The featured graphic highlights F-35 and Aegis integration, which is an element of F-35 2.0, namely reshaping the role of fires associated with the tactical aircraft.

WHITE SANDS MISSILE RANGE, N.M., Sept. 13, 2016 

Two pre-eminent weapon systems, the F-35 Lightning II and Aegis Weapon System, worked together for the first time during a live fire exercise…..

During the Sept. 12 test, an unmodified U.S. Marine Corps F-35B from the Marine Operational Test and Evaluation Squadron 1, acted as an elevated sensor and detected an over-the-horizon threat. The F-35B sent data through the aircraft’s Multi-Function Advanced Data Link (MADL) to a ground station connected to the Aegis Weapon System on the USS Desert Ship (LLS-1), a land-based ship. The target was subsequently engaged and intercepted by a Standard Missile 6.

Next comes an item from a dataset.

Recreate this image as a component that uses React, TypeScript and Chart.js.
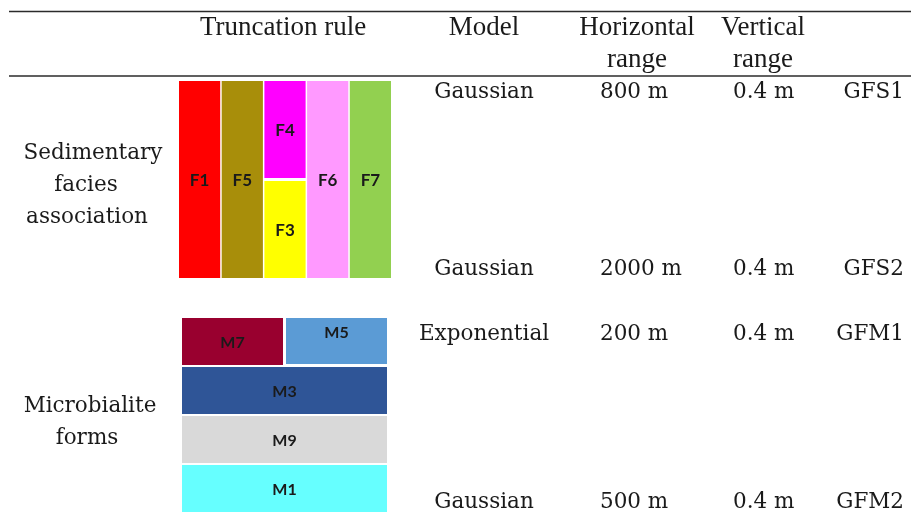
import React, { useEffect, useRef } from "react";
import { Chart, registerables } from "chart.js";

Chart.register(...registerables);

// ---- Data ----
const headerColumns = ["Truncation rule", "Model", "Horizontal\nrange", "Vertical\nrange"];
const groupNames = [["Sedimentary", "facies", "association"], ["Microbialite", "forms"]];

const modelNames = ["Gaussian", "Gaussian", "Exponential", "Gaussian"];
const horizontalRanges = ["800 m", "2000 m", "200 m", "500 m"];
const verticalRanges = ["0.4 m", "0.4 m", "0.4 m", "0.4 m"];
const fieldCodes = ["GFS1", "GFS2", "GFM1", "GFM2"];

// Facies truncation rule: column index, top/bottom fraction of the panel
const faciesLabels = ["F1", "F5", "F4", "F3", "F6", "F7"];
const faciesColors = ["#ff0000", "#a88e0a", "#ff00ff", "#ffff00", "#ff99ff", "#92d050"];
const faciesColumn = [0, 1, 2, 2, 3, 4];
const faciesFrom = [0, 0, 0, 0.5, 0, 0];
const faciesTo = [1, 1, 0.5, 1, 1, 1];

// Microbialite truncation rule: row index, left/right fraction of the panel
const microLabels = ["M7", "M5", "M3", "M9", "M1"];
const microColors = ["#99002f", "#5b9bd5", "#2f5597", "#d9d9d9", "#66ffff"];
const microRow = [0, 0, 1, 2, 3];
const microFrom = [0, 0.5, 0, 0, 0];
const microTo = [0.5, 1, 1, 1, 1];

const W = 911;
const H = 513;

const tablePlugin = {
  id: "tableDraw",
  afterDraw(chart: any) {
    const ctx = chart.ctx as CanvasRenderingContext2D;
    const xs = chart.scales.x;
    const ys = chart.scales.y;
    const px = (v: number) => xs.getPixelForValue(v);
    const py = (v: number) => ys.getPixelForValue(v);
    ctx.save();

    // rules
    ctx.strokeStyle = "#2b2b2b";
    ctx.lineWidth = 1.4;
    [11.5, 76].forEach((yv) => {
      ctx.beginPath();
      ctx.moveTo(px(9), py(yv));
      ctx.lineTo(px(911), py(yv));
      ctx.stroke();
    });

    // header
    ctx.fillStyle = "#1a1a1a";
    ctx.textBaseline = "middle";
    ctx.textAlign = "center";
    ctx.font = "27px 'Liberation Serif'";
    const headerX = [283, 484, 637, 763];
    headerColumns.forEach((h, i) => {
      h.split("\n").forEach((line, j) => {
        ctx.fillText(line, px(headerX[i]), py(28 + j * 32));
      });
    });

    // group labels
    ctx.font = "21.5px 'DejaVu Serif'";
    const groupX = [[93, 86, 87], [90, 87]];
    const groupY = [153, 406];
    groupNames.forEach((g, i) => {
      g.forEach((line, j) => {
        ctx.fillText(line, px(groupX[i][j]), py(groupY[i] + j * 32));
      });
    });

    // table rows
    const rowY = [92.5, 269.5, 334.5, 502.5];
    for (let r = 0; r < modelNames.length; r++) {
      ctx.textAlign = "center";
      ctx.fillText(modelNames[r], px(484), py(rowY[r]));
      ctx.textAlign = "left";
      ctx.fillText(horizontalRanges[r], px(600), py(rowY[r]));
      ctx.fillText(verticalRanges[r], px(733), py(rowY[r]));
      ctx.textAlign = "right";
      ctx.fillText(fieldCodes[r], px(904), py(rowY[r]));
    }

    // facies panel
    const fx0 = 179, fx1 = 391, fy0 = 81, fy1 = 278, fgap = 1.5, nCol = 5;
    const colW = (fx1 - fx0 - fgap * (nCol - 1)) / nCol;
    ctx.font = "bold 17px Lato";
    ctx.textAlign = "center";
    faciesLabels.forEach((lab, i) => {
      const x0 = fx0 + faciesColumn[i] * (colW + fgap);
      const x1 = x0 + colW;
      let y0 = fy0 + faciesFrom[i] * (fy1 - fy0);
      let y1 = fy0 + faciesTo[i] * (fy1 - fy0);
      if (faciesFrom[i] > 0) y0 += 1.5;
      if (faciesTo[i] < 1) y1 -= 1.5;
      ctx.fillStyle = faciesColors[i];
      ctx.fillRect(px(x0), py(y0), px(x1) - px(x0), py(y1) - py(y0));
      ctx.fillStyle = "#1a1a1a";
      ctx.fillText(lab, px((x0 + x1) / 2), py((y0 + y1) / 2 + 1.5));
    });

    // microbialite panel
    const mx0 = 182, mx1 = 387, my0 = 318, my1 = 512, mgap = 2, nRow = 4;
    const rowH = (my1 - my0 - mgap * (nRow - 1)) / nRow;
    const microLabelPos = [0.5, 0.3, 0.5, 0.5, 0.5];
    ctx.font = "bold 16px Lato";
    microLabels.forEach((lab, i) => {
      const y0 = my0 + microRow[i] * (rowH + mgap);
      const y1 = y0 + rowH - (microFrom[i] > 0 ? 1 : 0);
      let x0 = mx0 + microFrom[i] * (mx1 - mx0);
      let x1 = mx0 + microTo[i] * (mx1 - mx0);
      if (microFrom[i] > 0) x0 += 1.5;
      if (microTo[i] < 1) x1 -= 1.5;
      ctx.fillStyle = microColors[i];
      ctx.fillRect(px(x0), py(y0), px(x1) - px(x0), py(y1) - py(y0));
      ctx.fillStyle = "#1a1a1a";
      ctx.fillText(lab, px((x0 + x1) / 2), py(y0 + (y1 - y0) * microLabelPos[i] + 1.5));
    });

    ctx.restore();
  },
};

export default function App() {
  const ref = useRef<HTMLCanvasElement | null>(null);
  useEffect(() => {
    document.body.style.margin = "0";
    const chart = new Chart(ref.current as HTMLCanvasElement, {
      type: "scatter",
      data: { datasets: [{ data: [] }] },
      options: {
        animation: false,
        responsive: false,
        devicePixelRatio: 1,
        layout: { padding: 0 },
        plugins: { legend: { display: false }, tooltip: { enabled: false } },
        scales: {
          x: { type: "linear", min: 0, max: W, display: false },
          y: { type: "linear", min: 0, max: H, reverse: true, display: false },
        },
      },
      plugins: [tablePlugin],
    });
    return () => chart.destroy();
  }, []);
  return (
    <div style={{ width: W, height: H, background: "#fff" }}>
      <canvas ref={ref} width={W} height={H} style={{ display: "block" }} />
    </div>
  );
}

“One of the key defining attributes of a 5th Generation fighter is the force multiplier effect it brings to joint operations through its foremost sensor fusion and external communications capabilities,” said Orlando Carvalho, executive vice president, Lockheed Martin Aeronautics. “Those attributes were successfully proven at White Sands Missile Range in a very realistic demonstration of distributed lethality leveraging a U.S. Marine Corps F-35B and the U.S. Navy’s Aegis Weapon System. This only scratches the surface of the potential warfighting capabilities F-35 aircraft will ultimately enable across our military forces.”

This capability, when fully realized, will significantly increase the warfighters’ situational awareness using Aegis and the F-35 together to better understand the maritime operational environment. Using any variant of the F-35 as a broad area sensor, the aircraft can significantly increase the Aegis capability to detect, track and engage.